Have there been any changes in the situation of garment workers’ children since the Rana Plaza incident?
Most of the improvements in the industry have focused on workers’ occupational health and safety. Children under six are still in a very vulnerable situation. Bangladeshi Labour Law requires mandatory free childcare facilities at the factory, with trained caregivers and nutritious food. According to workers I meet, those services are only available during a visit by either a foreign buyer or an auditor. Instead, workers are forced to leave their children at home, either with a relative, a sibling or with a neighbor. Neighbors tend to have their own families and duties to take care of. Alternatively, workers will send their children to their home villages.
With such insecurity and instability, worker parents are willing to pay for the opportunity of leaving their children in a community based childcare center – if it is run by a NGO. But such services are rare.
Are you aware of any new initiatives from foreign companies, aimed at raising attention towards children’s rights?
To my knowledge, child labour is the only child related right that is addressed and included in buyer companies’ codes of conduct. Options for proper childcare facilities for workers’ children remains secondary for the global buyers.
Apart from one German company (ALDI that already works with Phulki), no other buyers have since Rana Plaza approached Phulki to train caregivers or run child care centers at their suppliers’ factories. Their goal is to provide active childcare facilities at all their sourcing factories.
To what extent are questions of workers’ children’s rights discussed in public forums or trade union meetings?
The active trade unions are highly male dominated. Childcare and child related concerns are therefore never prioritised during discussions and negotiations at the factories. These matters are normally considered as women’s personal issues.

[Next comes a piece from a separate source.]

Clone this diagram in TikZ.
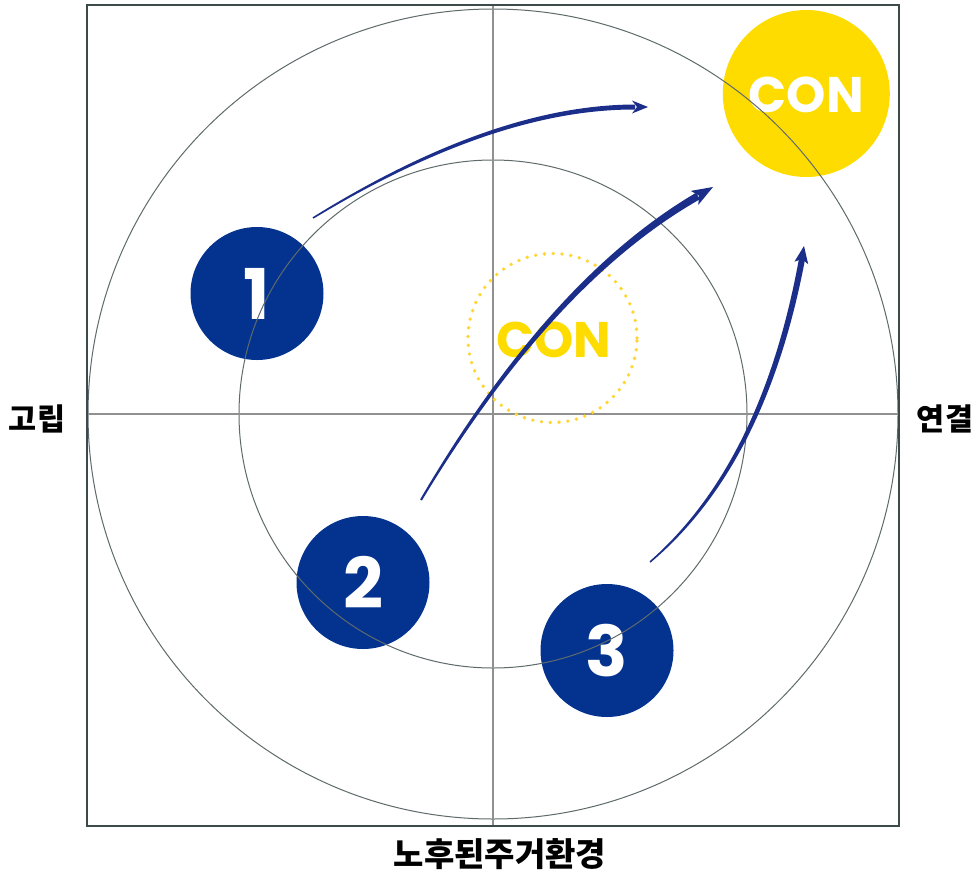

There is a need for a common platform where all the national and international organisations can come together to discuss child right related questions in Bangladesh, and push for mainstreaming the challenges of workers’ children in the garment sector.
In what ways can Swedish clothing companies and Swedish policy makers contribute to improving the situation for the children of Bangladeshi textile workers?
It is very important for the global buyers to understand that childcare is a child right - not a charity or a non-compliance issue. If foreign buyers actively include workers’ children into their “mainstream supply chain”, it would eventually lead to a more prosperous and sustainable garment industry in Bangladesh.
My recommendation to the Swedish policy makers is to ensure that the rights of the workers’ children is mentioned in Sweden’s aid development programmes.